China, as its economy has changed rapidly within a few generations, has spawned a wide generational gap.

"There is a disconnection between young people and adults, as the older generation still think children shouldn't handle money," Cuartero says. "Their attitude is not to talk with kids about money."

But the situation is not unique to China. According to a survey published in March by Money Advice Service, a UK independent organization, British parents "feel awkward discussing money" (according to 26 percent of those polled). Forty-three percent of parents polled say "children shouldn't have to worry about money".

Fifty-two percent of respondents say they discuss money matters regularly with their children.

But the survey also finds that nearly nine in 10 children aged 8 to 15 in the UK are aware of their parents' money worries. And perhaps they should, since skills to make informed money decisions later in life are vital.

According to a study from the University of Cambridge in 2013, children begin to form personal money habits by the age of 7, whereas parents most commonly begin engaging their children with lessons about money when they are 8.

"Money can be a subject many find particularly hard to cover, especially if it is an area which they struggle with themselves," says child psychologist Elizabeth Kilbey. "Many parents feel children should not be burdened with adult responsibilities, like worries about money."

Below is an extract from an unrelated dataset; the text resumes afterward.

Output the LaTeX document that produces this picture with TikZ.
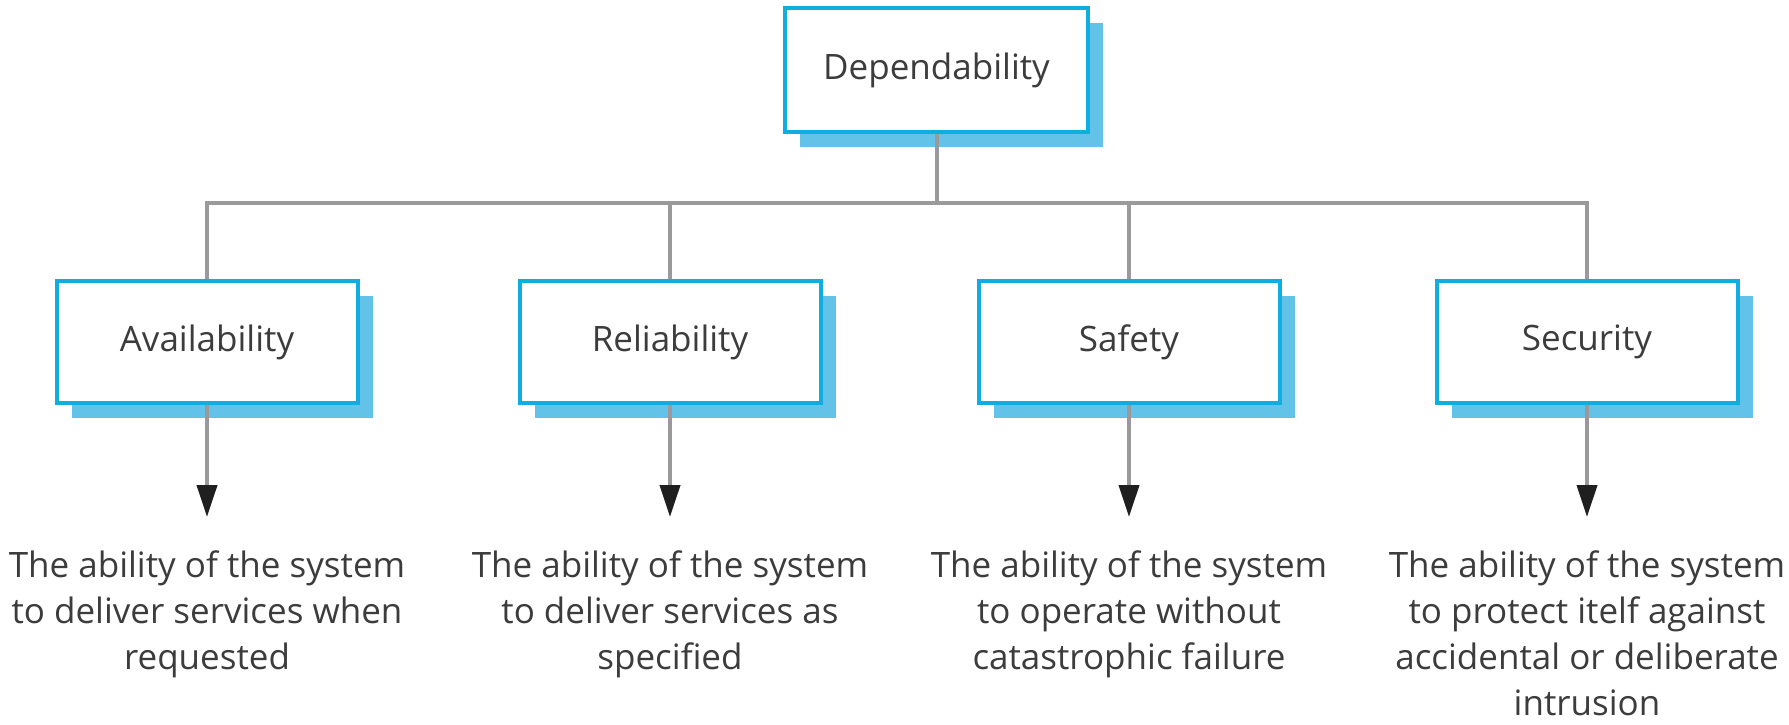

In some countries, it is culturally inappropriate to discuss money issues.

Cuartero, who is originally from the Philippines, says: "Finance education in the Philippines therefore creatively approaches the matter, using animation that discusses around the issues, instead of direct discussion."

As for parents who find it difficult, or unnecessary to talk to their children about money, Kilbey suggests, "it can in fact be very empowering to give your children skills and confidence with money, so that they don't have to face money worries in the future."

Cuartero says the effort to give children a financial education does not necessarily have to be in parallel with a country's economic development.

"In Nepal, a country that's much poorer, the government has issued national level policy to help kids understand money. With less money, knowing how to spend is urgent."

Experts note that today's global finance sector is a product of complex economic and historical reality, making it a field of joint education for family, school, civil society and the government.

As to what China could do to educate its children about money, Cuartero thinks the government could make the kinds of investments that the UK made last year. In September, the UK included finance education into its curriculum for secondary schools.

Mieka Harris, education manager of Citi Money Gallery, hosted a free financial education youth conference in the British Museum in March. As one of the educational activities, it targets students from 9 to 13 years old on the topic of "Money and me", using materials in the museum that date from decades ago to the present day.

"Young people see their parents pay on cards, making online transactions but they often don't actually see any real money. If you don't have the emotions and associations with actually handing money over in a transaction, it's hard to understand what money is.

"In the gallery, we use the objects to depersonalize that situation and make it easy to discuss about."

She adds that "a lot of young people look at what celebrities and sports stars own and just assume that's what their lifestyle would be. Even when they are 18 years old, they don't really know how much a car or house cost. Sometimes it's hard to imagine how your personal finance situation can be affected by the current economy."

John Penberthy-Smith, customer director of the Money Advice Service, says he is worried about the constant pressures on young people to "spend, spend, spend".

"There's no advertisement that tells you not to spend. In fact, in the financial industry, 1.3 billions pounds are spent in advertising to tell you to spend," he says.

This year, Global Money Week is projected to reach more than 36 million children with the aim of sending a vital message to children: "Safe today, safe tomorrow".